(A block of data)

== == ==

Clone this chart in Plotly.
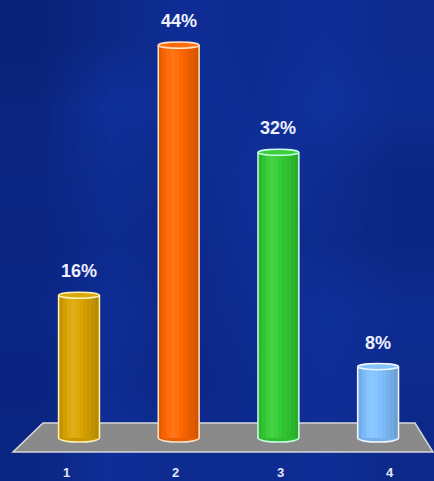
import base64, struct, zlib
import plotly.graph_objects as go

# ---- data ----
categories = [1, 2, 3, 4]
values = [16, 44, 32, 8]
value_labels = ["16%", "44%", "32%", "8%"]
tick_labels = ["1", "2", "3", "4"]

# ---- style ----
base_colors = [(218, 165, 0), (255, 102, 0), (51, 204, 51), (128, 192, 255)]
outline_colors = ["#fff2b8", "#ffe4c8", "#c8ffe8", "#f2f8ff"]
shade_profile = [0.9, 0.97, 1.03, 1.06, 1.04, 1.0, 0.96, 0.92, 0.88, 0.84]
label_xshift = [-13, -3, 2, 12]

W, H = 434, 481
BAR_W = 0.41
XR = [0.2076, 0.2076 + 434 / 99.7]
YR = [-4.81, -4.81 + 481 / 8.93]

def shade(c, f):
    if f >= 1:
        t = min(f - 1, 1) * 1.6
        return "rgb(%d,%d,%d)" % tuple(int(round(v + (255 - v) * t)) for v in c)
    return "rgb(%d,%d,%d)" % tuple(int(round(v * f)) for v in c)

def png_uri(rows):
    h = len(rows); w = len(rows[0])
    raw = b"".join(b"\x00" + bytes(ch for px in row for ch in px) for row in rows)
    def chunk(t, d):
        return struct.pack(">I", len(d)) + t + d + struct.pack(">I", zlib.crc32(t + d) & 0xffffffff)
    png = (b"\x89PNG\r\n\x1a\n" + chunk(b"IHDR", struct.pack(">IIBBBBB", w, h, 8, 2, 0, 0, 0))
           + chunk(b"IDAT", zlib.compress(raw)) + chunk(b"IEND", b""))
    return "data:image/png;base64," + base64.b64encode(png).decode()

def hx(s):
    return tuple(int(s[i:i + 2], 16) for i in (1, 3, 5))

bg_grid = [
    ["#0a2278", "#0c2886", "#0f2d95", "#0e2b90", "#0f2e98", "#0d2a8c"],
    ["#0b257e", "#10309a", "#0f2e96", "#0e2c92", "#11329e", "#0e2c90"],
    ["#0b2682", "#0e2c92", "#0d2a8a", "#10309a", "#0e2c90", "#0b2682"],
    ["#0a2480", "#0d2a8e", "#0c2888", "#0f2e96", "#0d2a8c", "#0b2682"],
    ["#0b2684", "#0f2e96", "#0c2886", "#0e2c92", "#10309a", "#0e2c90"],
    ["#0a2380", "#0e2c92", "#0b2684", "#0d2a8e", "#0f2e98", "#0d2a8c"],
    ["#0b2682", "#0f2e98", "#0e2b90", "#0d2a8e", "#0f2e96", "#0c2888"],
]
bg_uri = png_uri([[hx(c) for c in row] for row in bg_grid])

fig = go.Figure()
n = len(shade_profile)
sw = BAR_W / n
for k, f in enumerate(shade_profile):
    wk = sw * 1.35 if k < n - 1 else sw
    fig.add_trace(go.Bar(
        x=categories, y=values,
        width=[wk] * len(categories),
        offset=[-BAR_W / 2 + k * sw] * len(categories),
        marker=dict(color=[shade(c, f) for c in base_colors], line=dict(width=0)),
        hoverinfo="skip", showlegend=False,
    ))

shapes = []
# floor
fx0, fx1, fx2, fx3 = 0.639, 4.370, 4.551, 0.338
fy_top, fy_bot = 1.68, -1.57
shapes.append(dict(type="path", xref="x", yref="y", layer="below",
                   path=f"M {fx0},{fy_top} L {fx1},{fy_top} L {fx2},{fy_bot} L {fx3},{fy_bot} Z",
                   fillcolor="#8a8a8a", line=dict(color="#d8d8d8", width=1.5)))
cap_h = 0.34
bot_h = 0.45
for x, v, c, oc in zip(categories, values, base_colors, outline_colors):
    shapes.append(dict(type="circle", xref="x", yref="y", layer="below",
                       x0=x - BAR_W / 2, x1=x + BAR_W / 2, y0=-bot_h, y1=bot_h,
                       fillcolor=shade(c, 0.92), line=dict(color=oc, width=1.5)))
    for sx in (x - BAR_W / 2, x + BAR_W / 2):
        shapes.append(dict(type="line", xref="x", yref="y", layer="above",
                           x0=sx, x1=sx, y0=0, y1=v, line=dict(color=oc, width=1.5)))
    shapes.append(dict(type="circle", xref="x", yref="y", layer="above",
                       x0=x - BAR_W / 2, x1=x + BAR_W / 2, y0=v - cap_h, y1=v + cap_h,
                       fillcolor=shade(c, 1.03), line=dict(color=oc, width=1.5)))

annotations = []
for x, v, t in zip(categories, values, value_labels):
    annotations.append(dict(x=x, y=v, xref="x", yref="y", text=t, showarrow=False,
                            yanchor="bottom", yshift=12,
                            font=dict(family="Liberation Sans, Arial, sans-serif", size=18,
                                      color="#eef0ff", weight="bold")))
for x, t, dx in zip(categories, tick_labels, label_xshift):
    annotations.append(dict(x=x, y=1 - 472 / H, xref="x", yref="paper", text=t, showarrow=False,
                            yanchor="middle", xshift=dx,
                            font=dict(family="Liberation Sans, Arial, sans-serif", size=13,
                                      color="#e4e8ff", weight="bold")))

fig.update_layout(
    width=W, height=H, margin=dict(l=0, r=0, t=0, b=0),
    paper_bgcolor="#0d2a8c", plot_bgcolor="rgba(0,0,0,0)",
    barmode="overlay", bargap=0,
    xaxis=dict(range=XR, visible=False, fixedrange=True),
    yaxis=dict(range=YR, visible=False, fixedrange=True),
    shapes=shapes, annotations=annotations,
    images=[dict(source=bg_uri, xref="paper", yref="paper", x=0, y=1, sizex=1, sizey=1,
                 xanchor="left", yanchor="top", sizing="stretch", layer="below")],
    showlegend=False,
)
fig.write_html("out.html", config={"displayModeBar": False},
               post_script="document.body.style.margin='0';document.body.style.overflow='hidden';")
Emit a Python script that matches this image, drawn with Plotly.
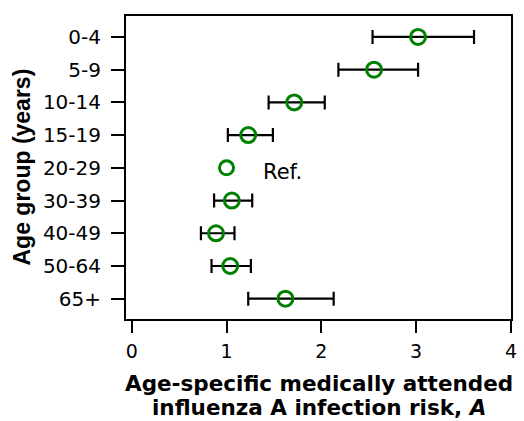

== == ==

> [Task instructions]: Transcribe all of the records above character for character. Exclude the pictures.

> [Final answer]:
Clone this chart in Plotly.
import base64, struct, zlib
import plotly.graph_objects as go

# ---- data ----
categories = [1, 2, 3, 4]
values = [16, 44, 32, 8]
value_labels = ["16%", "44%", "32%", "8%"]
tick_labels = ["1", "2", "3", "4"]

# ---- style ----
base_colors = [(218, 165, 0), (255, 102, 0), (51, 204, 51), (128, 192, 255)]
outline_colors = ["#fff2b8", "#ffe4c8", "#c8ffe8", "#f2f8ff"]
shade_profile = [0.9, 0.97, 1.03, 1.06, 1.04, 1.0, 0.96, 0.92, 0.88, 0.84]
label_xshift = [-13, -3, 2, 12]

W, H = 434, 481
BAR_W = 0.41
XR = [0.2076, 0.2076 + 434 / 99.7]
YR = [-4.81, -4.81 + 481 / 8.93]

def shade(c, f):
    if f >= 1:
        t = min(f - 1, 1) * 1.6
        return "rgb(%d,%d,%d)" % tuple(int(round(v + (255 - v) * t)) for v in c)
    return "rgb(%d,%d,%d)" % tuple(int(round(v * f)) for v in c)

def png_uri(rows):
    h = len(rows); w = len(rows[0])
    raw = b"".join(b"\x00" + bytes(ch for px in row for ch in px) for row in rows)
    def chunk(t, d):
        return struct.pack(">I", len(d)) + t + d + struct.pack(">I", zlib.crc32(t + d) & 0xffffffff)
    png = (b"\x89PNG\r\n\x1a\n" + chunk(b"IHDR", struct.pack(">IIBBBBB", w, h, 8, 2, 0, 0, 0))
           + chunk(b"IDAT", zlib.compress(raw)) + chunk(b"IEND", b""))
    return "data:image/png;base64," + base64.b64encode(png).decode()

def hx(s):
    return tuple(int(s[i:i + 2], 16) for i in (1, 3, 5))

bg_grid = [
    ["#0a2278", "#0c2886", "#0f2d95", "#0e2b90", "#0f2e98", "#0d2a8c"],
    ["#0b257e", "#10309a", "#0f2e96", "#0e2c92", "#11329e", "#0e2c90"],
    ["#0b2682", "#0e2c92", "#0d2a8a", "#10309a", "#0e2c90", "#0b2682"],
    ["#0a2480", "#0d2a8e", "#0c2888", "#0f2e96", "#0d2a8c", "#0b2682"],
    ["#0b2684", "#0f2e96", "#0c2886", "#0e2c92", "#10309a", "#0e2c90"],
    ["#0a2380", "#0e2c92", "#0b2684", "#0d2a8e", "#0f2e98", "#0d2a8c"],
    ["#0b2682", "#0f2e98", "#0e2b90", "#0d2a8e", "#0f2e96", "#0c2888"],
]
bg_uri = png_uri([[hx(c) for c in row] for row in bg_grid])

fig = go.Figure()
n = len(shade_profile)
sw = BAR_W / n
for k, f in enumerate(shade_profile):
    wk = sw * 1.35 if k < n - 1 else sw
    fig.add_trace(go.Bar(
        x=categories, y=values,
        width=[wk] * len(categories),
        offset=[-BAR_W / 2 + k * sw] * len(categories),
        marker=dict(color=[shade(c, f) for c in base_colors], line=dict(width=0)),
        hoverinfo="skip", showlegend=False,
    ))

shapes = []
# floor
fx0, fx1, fx2, fx3 = 0.639, 4.370, 4.551, 0.338
fy_top, fy_bot = 1.68, -1.57
shapes.append(dict(type="path", xref="x", yref="y", layer="below",
                   path=f"M {fx0},{fy_top} L {fx1},{fy_top} L {fx2},{fy_bot} L {fx3},{fy_bot} Z",
                   fillcolor="#8a8a8a", line=dict(color="#d8d8d8", width=1.5)))
cap_h = 0.34
bot_h = 0.45
for x, v, c, oc in zip(categories, values, base_colors, outline_colors):
    shapes.append(dict(type="circle", xref="x", yref="y", layer="below",
                       x0=x - BAR_W / 2, x1=x + BAR_W / 2, y0=-bot_h, y1=bot_h,
                       fillcolor=shade(c, 0.92), line=dict(color=oc, width=1.5)))
    for sx in (x - BAR_W / 2, x + BAR_W / 2):
        shapes.append(dict(type="line", xref="x", yref="y", layer="above",
                           x0=sx, x1=sx, y0=0, y1=v, line=dict(color=oc, width=1.5)))
    shapes.append(dict(type="circle", xref="x", yref="y", layer="above",
                       x0=x - BAR_W / 2, x1=x + BAR_W / 2, y0=v - cap_h, y1=v + cap_h,
                       fillcolor=shade(c, 1.03), line=dict(color=oc, width=1.5)))

annotations = []
for x, v, t in zip(categories, values, value_labels):
    annotations.append(dict(x=x, y=v, xref="x", yref="y", text=t, showarrow=False,
                            yanchor="bottom", yshift=12,
                            font=dict(family="Liberation Sans, Arial, sans-serif", size=18,
                                      color="#eef0ff", weight="bold")))
for x, t, dx in zip(categories, tick_labels, label_xshift):
    annotations.append(dict(x=x, y=1 - 472 / H, xref="x", yref="paper", text=t, showarrow=False,
                            yanchor="middle", xshift=dx,
                            font=dict(family="Liberation Sans, Arial, sans-serif", size=13,
                                      color="#e4e8ff", weight="bold")))

fig.update_layout(
    width=W, height=H, margin=dict(l=0, r=0, t=0, b=0),
    paper_bgcolor="#0d2a8c", plot_bgcolor="rgba(0,0,0,0)",
    barmode="overlay", bargap=0,
    xaxis=dict(range=XR, visible=False, fixedrange=True),
    yaxis=dict(range=YR, visible=False, fixedrange=True),
    shapes=shapes, annotations=annotations,
    images=[dict(source=bg_uri, xref="paper", yref="paper", x=0, y=1, sizex=1, sizey=1,
                 xanchor="left", yanchor="top", sizing="stretch", layer="below")],
    showlegend=False,
)
fig.write_html("out.html", config={"displayModeBar": False},
               post_script="document.body.style.margin='0';document.body.style.overflow='hidden';")
Emit a Python script that matches this image, drawn with Plotly.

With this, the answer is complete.